# Source data:
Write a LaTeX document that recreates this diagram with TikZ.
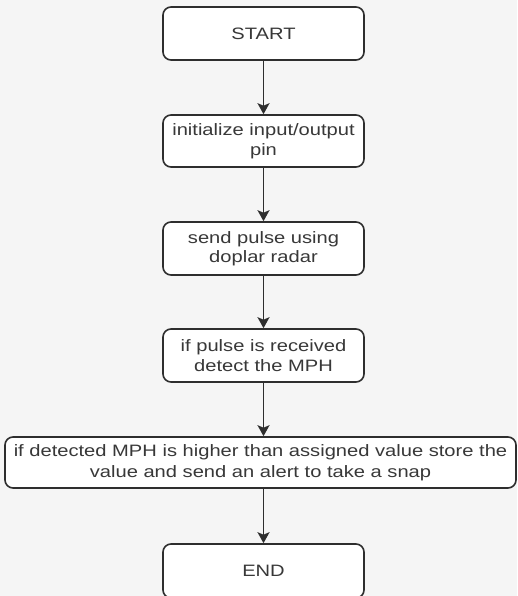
\documentclass[tikz,border=0pt]{standalone}
\usepackage{fontspec}
\setmainfont{Liberation Sans}[FakeStretch=1.22]
\usetikzlibrary{arrows.meta}
\definecolor{bg}{HTML}{F5F5F5}
\definecolor{ink}{HTML}{2E2E2E}
\definecolor{txt}{HTML}{383838}
\tikzset{
  stepbox/.style={draw=ink, line width=1.6pt, fill=white, rounded corners=8pt,
    minimum width=201pt, minimum height=53pt, align=center, inner sep=0pt,
    text=txt, font=\fontsize{16.5}{19.5}\selectfont},
  flow/.style={draw=ink, line width=1.6pt, -{Stealth[width=12pt,length=11pt,inset=2.5pt]}}
}
\begin{document}
\begin{tikzpicture}[x=1pt,y=-1pt]
\useasboundingbox (0,0) rectangle (517,596);
\fill[bg] (0,0) rectangle (517,596);
\node[stepbox] (start) at (263.5,33.5) {START};
\node[stepbox, minimum height=52pt] (init) at (263.5,141) {initialize input/output\\pin};
\node[stepbox] (send) at (263.5,248.5) {send pulse using\\doplar radar};
\node[stepbox] (detect) at (263.5,355.5) {if pulse is received\\detect the MPH};
\node[stepbox, minimum width=511pt, minimum height=51pt, font=\fontsize{16.5}{21}\selectfont] (store) at (260.5,462.5)
  {if detected MPH is higher than assigned value store the\\value and send an alert to take a snap};
\node[stepbox, minimum height=54pt] (end) at (263.5,571) {END};
\draw[flow] (start) -- (init);
\draw[flow] (init) -- (send);
\draw[flow] (send) -- (detect);
\draw[flow] (detect.south) -- (detect.south |- store.north);
\draw[flow] (end.north |- store.south) -- (end.north);
\end{tikzpicture}
\end{document}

# Brief:
Copy out all of the material exactly as written, without its pictures.

# The answer:
Write a LaTeX document that recreates this diagram with TikZ.
\documentclass[tikz,border=0pt]{standalone}
\usepackage{fontspec}
\setmainfont{Liberation Sans}[FakeStretch=1.22]
\usetikzlibrary{arrows.meta}
\definecolor{bg}{HTML}{F5F5F5}
\definecolor{ink}{HTML}{2E2E2E}
\definecolor{txt}{HTML}{383838}
\tikzset{
  stepbox/.style={draw=ink, line width=1.6pt, fill=white, rounded corners=8pt,
    minimum width=201pt, minimum height=53pt, align=center, inner sep=0pt,
    text=txt, font=\fontsize{16.5}{19.5}\selectfont},
  flow/.style={draw=ink, line width=1.6pt, -{Stealth[width=12pt,length=11pt,inset=2.5pt]}}
}
\begin{document}
\begin{tikzpicture}[x=1pt,y=-1pt]
\useasboundingbox (0,0) rectangle (517,596);
\fill[bg] (0,0) rectangle (517,596);
\node[stepbox] (start) at (263.5,33.5) {START};
\node[stepbox, minimum height=52pt] (init) at (263.5,141) {initialize input/output\\pin};
\node[stepbox] (send) at (263.5,248.5) {send pulse using\\doplar radar};
\node[stepbox] (detect) at (263.5,355.5) {if pulse is received\\detect the MPH};
\node[stepbox, minimum width=511pt, minimum height=51pt, font=\fontsize{16.5}{21}\selectfont] (store) at (260.5,462.5)
  {if detected MPH is higher than assigned value store the\\value and send an alert to take a snap};
\node[stepbox, minimum height=54pt] (end) at (263.5,571) {END};
\draw[flow] (start) -- (init);
\draw[flow] (init) -- (send);
\draw[flow] (send) -- (detect);
\draw[flow] (detect.south) -- (detect.south |- store.north);
\draw[flow] (end.north |- store.south) -- (end.north);
\end{tikzpicture}
\end{document}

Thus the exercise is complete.